▶ What to work on:
Restate, exactly and without pictures, the lines from the start of the listing below through the line holding "of the series".

------------------------------------

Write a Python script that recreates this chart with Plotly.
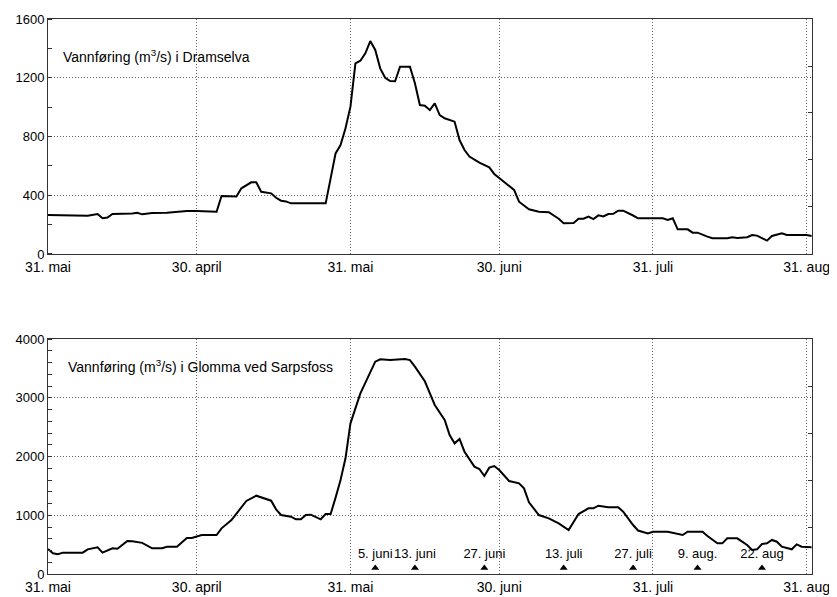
import pandas as pd
import plotly.graph_objects as go

# ---------------- data ----------------
start_date = "2013-03-31"          # day 0 of the series

# Vannføring i Dramselva (m3/s); day number counted from 31 March
dram_day = [0, 3, 8, 10, 11, 12, 13, 17, 18, 19, 21, 24, 26, 28, 30, 34, 35, 38, 39, 41,
            42, 43, 45, 46, 47, 48, 49, 56, 57, 58, 59, 60, 61, 62, 63, 64, 65, 66, 67, 68,
            69, 70, 71, 73, 74, 75, 76, 77, 78, 79, 80, 82, 83, 84, 85, 87, 89, 90, 92, 94,
            95, 97, 99, 101, 103, 104, 106, 107, 108, 109, 110, 111, 112, 113, 114, 115, 116,
            117, 118, 119, 124, 125, 126, 127, 129, 130, 131, 133, 134, 137, 138, 139, 141,
            142, 143, 145, 146, 148, 149, 153, 154]
dram_q = [265, 263, 260, 272, 243, 248, 272, 275, 281, 270, 279, 281, 288, 293, 293, 288, 395,
          392, 447, 488, 488, 424, 413, 383, 363, 358, 345, 345, 515, 685, 742, 856, 1003, 1298,
          1316, 1366, 1450, 1389, 1264, 1200, 1178, 1176, 1275, 1275, 1162, 1014, 1010, 980,
          1026, 946, 924, 901, 776, 708, 663, 622, 590, 545, 490, 436, 356, 304, 288, 284, 240,
          209, 211, 240, 240, 254, 238, 263, 256, 272, 274, 295, 295, 280, 262, 243, 243, 231,
          243, 168, 168, 145, 145, 118, 107, 107, 114, 109, 114, 129, 125, 91, 123, 141, 129,
          129, 123]

# Vannføring i Glomma ved Sarpsfoss (m3/s)
glom_day = [0, 1, 2, 3, 7, 8, 10, 11, 13, 14, 16, 17, 19, 21, 23, 24, 26, 28, 29, 31, 34, 35,
            37, 39, 40, 42, 43, 45, 46, 47, 49, 50, 51, 52, 53, 55, 56, 57, 58, 59, 60, 61, 63,
            64, 65, 66, 67, 69, 72, 73, 74, 76, 77, 78, 80, 81, 82, 83, 84, 86, 87, 88, 89, 90,
            91, 93, 95, 96, 97, 99, 101, 103, 105, 107, 109, 110, 111, 113, 115, 116, 118, 119,
            121, 122, 125, 128, 129, 132, 133, 135, 136, 137, 139, 141, 142, 143, 144, 145, 146,
            147, 148, 150, 151, 152, 154]
glom_q = [425, 352, 335, 363, 363, 420, 454, 363, 437, 431, 562, 556, 530, 437, 437, 465, 465,
          613, 613, 664, 664, 777, 919, 1129, 1243, 1333, 1305, 1248, 1101, 1004, 976, 931, 931,
          1004, 1010, 931, 1021, 1021, 1300, 1600, 1969, 2565, 3075, 3260, 3420, 3614, 3654,
          3642, 3660, 3642, 3530, 3280, 3080, 2877, 2621, 2366, 2224, 2298, 2082, 1827, 1787,
          1668, 1810, 1838, 1770, 1583, 1543, 1458, 1220, 1004, 948, 863, 749, 1021, 1118, 1118,
          1163, 1135, 1135, 1061, 834, 740, 692, 720, 720, 664, 720, 720, 647, 522, 522, 607,
          607, 494, 408, 420, 511, 522, 579, 550, 465, 420, 505, 465, 454]

# marked dates in the Glomma panel
mark_dates = ["2013-06-05", "2013-06-13", "2013-06-27", "2013-07-13", "2013-07-27",
              "2013-08-09", "2013-08-22"]
mark_labels = ["5. juni", "13. juni", "27. juni", "13. juli", "27. juli", "9. aug.", "22. aug"]

# x tick labels
tick_dates = ["2013-03-31", "2013-04-30", "2013-05-31", "2013-06-30", "2013-07-31", "2013-08-31"]
tick_text = ["31. mai", "30. april", "31. mai", "30. juni", "31. juli", "31. aug"]

# ---------------- figure ----------------
t0 = pd.Timestamp(start_date)
dram_x = [t0 + pd.Timedelta(days=d) for d in dram_day]
glom_x = [t0 + pd.Timedelta(days=d) for d in glom_day]

FONT = "Liberation Sans, Arial, sans-serif"
fig = go.Figure()

fig.add_trace(go.Scatter(x=dram_x, y=dram_q, mode="lines",
                         line=dict(color="black", width=2), xaxis="x", yaxis="y",
                         showlegend=False, hoverinfo="skip"))
fig.add_trace(go.Scatter(x=glom_x, y=glom_q, mode="lines",
                         line=dict(color="black", width=2), xaxis="x2", yaxis="y2",
                         showlegend=False, hoverinfo="skip"))
fig.add_trace(go.Scatter(x=mark_dates, y=[100] * len(mark_dates), mode="markers",
                         marker=dict(symbol="triangle-up", size=7, color="black"),
                         xaxis="x2", yaxis="y2", showlegend=False, hoverinfo="skip"))
fig.add_trace(go.Scatter(x=mark_dates, y=[325] * len(mark_dates), mode="text",
                         text=mark_labels, textposition="middle center",
                         textfont=dict(family=FONT, size=13, color="black"),
                         xaxis="x2", yaxis="y2", showlegend=False, hoverinfo="skip"))
# empty traces so the right-hand tick axes are drawn
fig.add_trace(go.Scatter(x=[], y=[], xaxis="x", yaxis="y3", showlegend=False))
fig.add_trace(go.Scatter(x=[], y=[], xaxis="x2", yaxis="y4", showlegend=False))

GRID = "#666"
GDASH = "1px,2px"
xr = ["2013-03-31", "2013-09-01 02:00"]
xcommon = dict(type="date", range=xr, tickvals=tick_dates, ticktext=tick_text,
               showgrid=True, gridcolor=GRID, griddash=GDASH, gridwidth=1,
               showline=True, linecolor="#333", linewidth=1, mirror=True,
               ticks="", zeroline=False, automargin=False,
               tickfont=dict(family=FONT, size=14, color="black"))
ycommon = dict(showgrid=True, gridcolor=GRID, griddash=GDASH, gridwidth=1,
               showline=True, linecolor="#333", linewidth=1, mirror=True,
               ticks="", zeroline=False, automargin=False,
               tickfont=dict(family=FONT, size=13, color="black"))

# the page body adds an 8 px offset, so the figure is 8 px smaller on each axis
fig.update_layout(
    width=829, height=589,
    margin=dict(l=40, r=25, t=11, b=23),
    paper_bgcolor="white", plot_bgcolor="white",
    font=dict(family=FONT, color="black"),
    xaxis=dict(anchor="y", domain=[0, 1], **xcommon),
    xaxis2=dict(anchor="y2", domain=[0, 1], **xcommon),
    yaxis=dict(anchor="x", domain=[0.5766, 1], range=[0, 1600],
               tickvals=[0, 400, 800, 1200, 1600],
               minor=dict(ticks="inside", ticklen=4, dtick=200, tickcolor="#333", showgrid=False),
               **ycommon),
    yaxis2=dict(anchor="x2", domain=[0, 0.4234], range=[0, 4000],
                tickvals=[0, 1000, 2000, 3000, 4000],
                minor=dict(ticks="inside", ticklen=4, dtick=200, tickcolor="#333", showgrid=False),
                **ycommon),
    yaxis3=dict(overlaying="y", side="right", anchor="x", range=[0, 1600], dtick=320,
                ticks="inside", ticklen=4, tickcolor="#333", showticklabels=False,
                showgrid=False, zeroline=False, showline=False, automargin=False),
    yaxis4=dict(overlaying="y2", side="right", anchor="x2", range=[0, 4000], dtick=800,
                ticks="inside", ticklen=4, tickcolor="#333", showticklabels=False,
                showgrid=False, zeroline=False, showline=False, automargin=False),
    annotations=[
        dict(text="Vannføring (m<sup>3</sup>/s) i Dramselva", xref="x domain", yref="y domain",
             x=0.017, y=0.843, xanchor="left", yanchor="middle", showarrow=False,
             font=dict(family=FONT, size=14, color="black")),
        dict(text="Vannføring (m<sup>3</sup>/s) i Glomma ved Sarpsfoss", xref="x2 domain",
             yref="y2 domain", x=0.023, y=0.885, xanchor="left", yanchor="middle",
             showarrow=False, font=dict(family=FONT, size=14, color="black")),
    ],
)

fig.write_html("out.html")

------------------------------------

▶ Solution below:
Write a Python script that recreates this chart with Plotly.
import pandas as pd
import plotly.graph_objects as go

# ---------------- data ----------------
start_date = "2013-03-31"          # day 0 of the series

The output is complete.